_Short problem_
Copy all lines below exactly as written. Leave pictures out.

_Data extract_
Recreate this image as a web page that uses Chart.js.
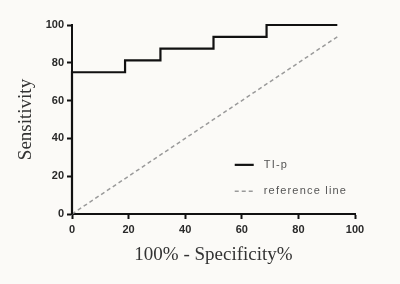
<!DOCTYPE html>
<html>
<head>
<meta charset="utf-8">
<script src="https://cdn.jsdelivr.net/npm/chart.js@4/dist/chart.umd.min.js"></script>
<style>
  html, body { margin: 0; padding: 0; background: #fbfaf7; }
  #wrap { width: 400px; height: 284px; position: relative; }
</style>
</head>
<body>
<div id="wrap"><canvas id="roc"></canvas></div>
<script>
// ROC curve corners (100% - specificity, sensitivity)
const rocFpr = [0, 0, 18.75, 31.25, 50, 68.75, 93.75];
const rocTpr = [0, 75, 81.25, 87.5, 93.75, 100, 100];
// reference diagonal
const refX = [0, 93.75];
const refY = [0, 93.75];
const tickValues = [0, 20, 40, 60, 80, 100];
const seriesNames = ['TI-p', 'reference line'];

const toPoints = (xs, ys) => xs.map((x, i) => ({ x, y: ys[i] }));

// little legend drawn inside the plot area, lower right
const insideLegend = {
  id: 'insideLegend',
  afterDraw(chart) {
    const { ctx, scales } = chart;
    const x0 = scales.x.getPixelForValue(57.5);
    const rows = [scales.y.getPixelForValue(26), scales.y.getPixelForValue(12)];
    ctx.save();
    ctx.font = '11px "Liberation Sans", Arial, sans-serif';
    ctx.letterSpacing = '1.2px';
    ctx.textBaseline = 'middle';
    chart.data.datasets.forEach((ds, i) => {
      ctx.beginPath();
      ctx.strokeStyle = ds.borderColor;
      ctx.lineWidth = ds.borderWidth;
      ctx.setLineDash(ds.borderDash || []);
      ctx.moveTo(x0, rows[i]);
      ctx.lineTo(x0 + 19, rows[i]);
      ctx.stroke();
      ctx.setLineDash([]);
      ctx.fillStyle = '#555';
      ctx.fillText(seriesNames[i], x0 + 29, rows[i]);
    });
    ctx.restore();
  }
};

new Chart(document.getElementById('roc'), {
  type: 'scatter',
  data: {
    datasets: [
      {
        label: seriesNames[0],
        data: toPoints(rocFpr, rocTpr),
        showLine: true,
        stepped: 'before',
        borderColor: '#111',
        borderWidth: 2.2,
        pointRadius: 0,
        clip: 4,
      },
      {
        label: seriesNames[1],
        data: toPoints(refX, refY),
        showLine: true,
        borderColor: '#9a9a9a',
        borderWidth: 1.5,
        borderDash: [4, 3],
        pointRadius: 0,
        clip: 4,
      },
    ],
  },
  options: {
    responsive: true,
    maintainAspectRatio: false,
    animation: false,
    layout: { padding: { top: 25, right: 45, left: 0, bottom: 0 } },
    plugins: { legend: { display: false }, tooltip: { enabled: false } },
    scales: {
      x: {
        min: 0,
        max: 100,
        afterBuildTicks: (s) => { s.ticks = tickValues.map((v) => ({ value: v })); },
        afterFit: (s) => { s.height = 70; },
        border: { color: '#111', width: 2 },
        grid: { drawOnChartArea: false, tickLength: 5, color: '#111', tickWidth: 2 },
        ticks: {
          color: '#2a2a2a',
          padding: 4,
          font: { family: '"Liberation Sans", Arial, sans-serif', size: 11, weight: 'bold' },
        },
        title: {
          display: true,
          text: '100% - Specificity%',
          color: '#333',
          padding: { top: 0, bottom: 18 },
          font: { family: '"Liberation Serif", "Times New Roman", serif', size: 19 },
        },
      },
      y: {
        min: 0,
        max: 100,
        afterBuildTicks: (s) => { s.ticks = tickValues.map((v) => ({ value: v })); },
        afterFit: (s) => { s.width = 72; },
        border: { color: '#111', width: 2 },
        grid: { drawOnChartArea: false, tickLength: 5, color: '#111', tickWidth: 2 },
        ticks: {
          color: '#2a2a2a',
          padding: 3,
          font: { family: '"Liberation Sans", Arial, sans-serif', size: 11, weight: 'bold' },
        },
        title: {
          display: true,
          text: 'Sensitivity',
          color: '#333',
          padding: { top: 15, bottom: 0 },
          font: { family: '"Liberation Serif", "Times New Roman", serif', size: 19 },
        },
      },
    },
  },
  plugins: [insideLegend],
});
</script>
</body>
</html>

_Worked solution_
Recreate this image as a web page that uses Chart.js.
<!DOCTYPE html>
<html>
<head>
<meta charset="utf-8">
<script src="https://cdn.jsdelivr.net/npm/chart.js@4/dist/chart.umd.min.js"></script>
<style>
  html, body { margin: 0; padding: 0; background: #fbfaf7; }
  #wrap { width: 400px; height: 284px; position: relative; }
</style>
</head>
<body>
<div id="wrap"><canvas id="roc"></canvas></div>
<script>
// ROC curve corners (100% - specificity, sensitivity)
const rocFpr = [0, 0, 18.75, 31.25, 50, 68.75, 93.75];
const rocTpr = [0, 75, 81.25, 87.5, 93.75, 100, 100];
// reference diagonal
const refX = [0, 93.75];
const refY = [0, 93.75];
const tickValues = [0, 20, 40, 60, 80, 100];
const seriesNames = ['TI-p', 'reference line'];

const toPoints = (xs, ys) => xs.map((x, i) => ({ x, y: ys[i] }));

// little legend drawn inside the plot area, lower right
const insideLegend = {
  id: 'insideLegend',
  afterDraw(chart) {
    const { ctx, scales } = chart;
    const x0 = scales.x.getPixelForValue(57.5);
    const rows = [scales.y.getPixelForValue(26), scales.y.getPixelForValue(12)];
    ctx.save();
    ctx.font = '11px "Liberation Sans", Arial, sans-serif';
    ctx.letterSpacing = '1.2px';
    ctx.textBaseline = 'middle';
    chart.data.datasets.forEach((ds, i) => {
      ctx.beginPath();
      ctx.strokeStyle = ds.borderColor;
      ctx.lineWidth = ds.borderWidth;
      ctx.setLineDash(ds.borderDash || []);
      ctx.moveTo(x0, rows[i]);
      ctx.lineTo(x0 + 19, rows[i]);
      ctx.stroke();
      ctx.setLineDash([]);
      ctx.fillStyle = '#555';
      ctx.fillText(seriesNames[i], x0 + 29, rows[i]);
    });
    ctx.restore();
  }
};

new Chart(document.getElementById('roc'), {
  type: 'scatter',
  data: {
    datasets: [
      {
        label: seriesNames[0],
        data: toPoints(rocFpr, rocTpr),
        showLine: true,
        stepped: 'before',
        borderColor: '#111',
        borderWidth: 2.2,
        pointRadius: 0,
        clip: 4,
      },
      {
        label: seriesNames[1],
        data: toPoints(refX, refY),
        showLine: true,
        borderColor: '#9a9a9a',
        borderWidth: 1.5,
        borderDash: [4, 3],
        pointRadius: 0,
        clip: 4,
      },
    ],
  },
  options: {
    responsive: true,
    maintainAspectRatio: false,
    animation: false,
    layout: { padding: { top: 25, right: 45, left: 0, bottom: 0 } },
    plugins: { legend: { display: false }, tooltip: { enabled: false } },
    scales: {
      x: {
        min: 0,
        max: 100,
        afterBuildTicks: (s) => { s.ticks = tickValues.map((v) => ({ value: v })); },
        afterFit: (s) => { s.height = 70; },
        border: { color: '#111', width: 2 },
        grid: { drawOnChartArea: false, tickLength: 5, color: '#111', tickWidth: 2 },
        ticks: {
          color: '#2a2a2a',
          padding: 4,
          font: { family: '"Liberation Sans", Arial, sans-serif', size: 11, weight: 'bold' },
        },
        title: {
          display: true,
          text: '100% - Specificity%',
          color: '#333',
          padding: { top: 0, bottom: 18 },
          font: { family: '"Liberation Serif", "Times New Roman", serif', size: 19 },
        },
      },
      y: {
        min: 0,
        max: 100,
        afterBuildTicks: (s) => { s.ticks = tickValues.map((v) => ({ value: v })); },
        afterFit: (s) => { s.width = 72; },
        border: { color: '#111', width: 2 },
        grid: { drawOnChartArea: false, tickLength: 5, color: '#111', tickWidth: 2 },
        ticks: {
          color: '#2a2a2a',
          padding: 3,
          font: { family: '"Liberation Sans", Arial, sans-serif', size: 11, weight: 'bold' },
        },
        title: {
          display: true,
          text: 'Sensitivity',
          color: '#333',
          padding: { top: 15, bottom: 0 },
          font: { family: '"Liberation Serif", "Times New Roman", serif', size: 19 },
        },
      },
    },
  },
  plugins: [insideLegend],
});
</script>
</body>
</html>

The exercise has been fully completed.